Non sfugge a questa Corte la gravità ed importanza del problema interpretativo, che dovrà essere risolto nelle competenti sedi giurisdizionali, salva in ultima istanza la pronuncia della Corte di giustizia delle Comunità, cui l'art. 177 del Trattato di Roma riserva la definitiva decisione sulla validità ed interpretazione dei regolamenti comunitari. Ma tale problema esorbita manifestamente e sicuramente dall'ambito del presente giudizio di costituzionalità, nel quale la Corte non é chiamata a stabilire quali debbano essere i beneficiari delle provvidenze comunitarie, bensì esclusivamente ad accertare che le disposizioni dei regolamenti CEE n. 136/1966 e 754/ 1967, aventi piena efficacia obbligatoria e diretta applicabilità nell'ordinamento interno di tutti gli Stati membri, sono state indebitamente sostituite dalle corrispondenti norme della successiva legge italiana, emanata per dare attuazione ai detti regolamenti, norme di cui pertanto deve essere qui dichiarata la illegittimità. Eliminate queste norme, sarà compito dei giudici chiamati a decidere la causa che ha dato luogo al giudizio di costituzionalità, di pronunciarsi sull'interpretazione ed applicazione dell'art. 10, paragrafo 1, del regolamento n. 136/1966 e delle altre disposizioni comunitarie relative alla integrazione di prezzo per l'olio di oliva, ferma la competenza riservata alla Corte di giustizia delle Comunità dal già ricordato art. 177 del Trattato di Roma.
PER QUESTI MOTIVI
LA CORTE COSTITUZIONALE
dichiara l'illegittimità costituzionale degli artt. 9 e 10 del decreto-legge 20 febbraio 1968, n. 59, convertito in legge 18 marzo 1968, n. 224, "Organizzazione comune dei mercati nei settori dei cereali, ecc.", nella parte in cui hanno sostituito le corrispondenti disposizioni, direttamente applicabili, dei regolamenti CEE 13 giugno 1967, n. 120, e 21 dicembre 1967, n. 1041;
dichiara l'illegittimità costituzionale degli artt. 2, secondo comma, lett. a; 3, primo comma; 4, primo, terzo e quarto comma, del decreto-legge 21 novembre 1967, n. 1051, convertito con modificazioni nella legge 18 gennaio 1968, n. 10, "Norme per l'erogazione della integrazione di prezzo per l'olio di oliva di produzione 1967-68", nella parte in cui hanno sostituito le corrispondenti disposizioni, direttamente applicabili, dei regolamenti CEE 22 settembre 1966, n. 136, e 26 ottobre 1967, n. 754.

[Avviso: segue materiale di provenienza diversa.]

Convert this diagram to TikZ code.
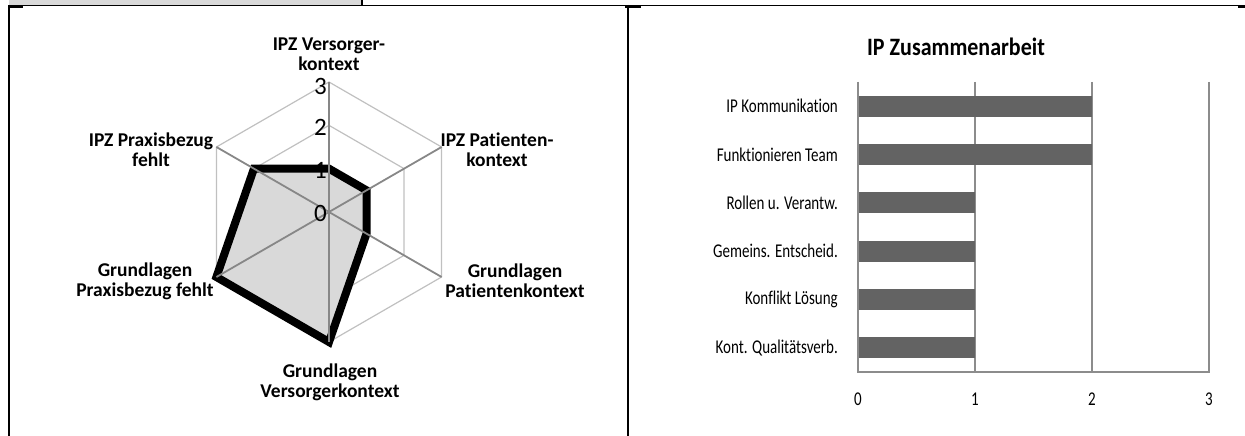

Così deciso in Roma, nella sede della Corte costituzionale, Palazzo della Consulta, il 15 luglio 1976.
Paolo ROSSI - Luigi OGGIONI - Angelo DE MARCO - Ercole ROCCHETTI - Enzo CAPALOZZA - Vincenzo Michele TRIMARCHI - Vezio CRISAFULLI - Nicola REALE - Leonetto AMADEI - Giulio GIONFRIDA - Edoardo VOLTERRA - Guido ASTUTI - Michele ROSSANO - Antonino DE STEFANO - Leopoldo ELIA.
Arduino SALUSTRI - Cancelliere
Depositata in cancelleria il 28 luglio 1976.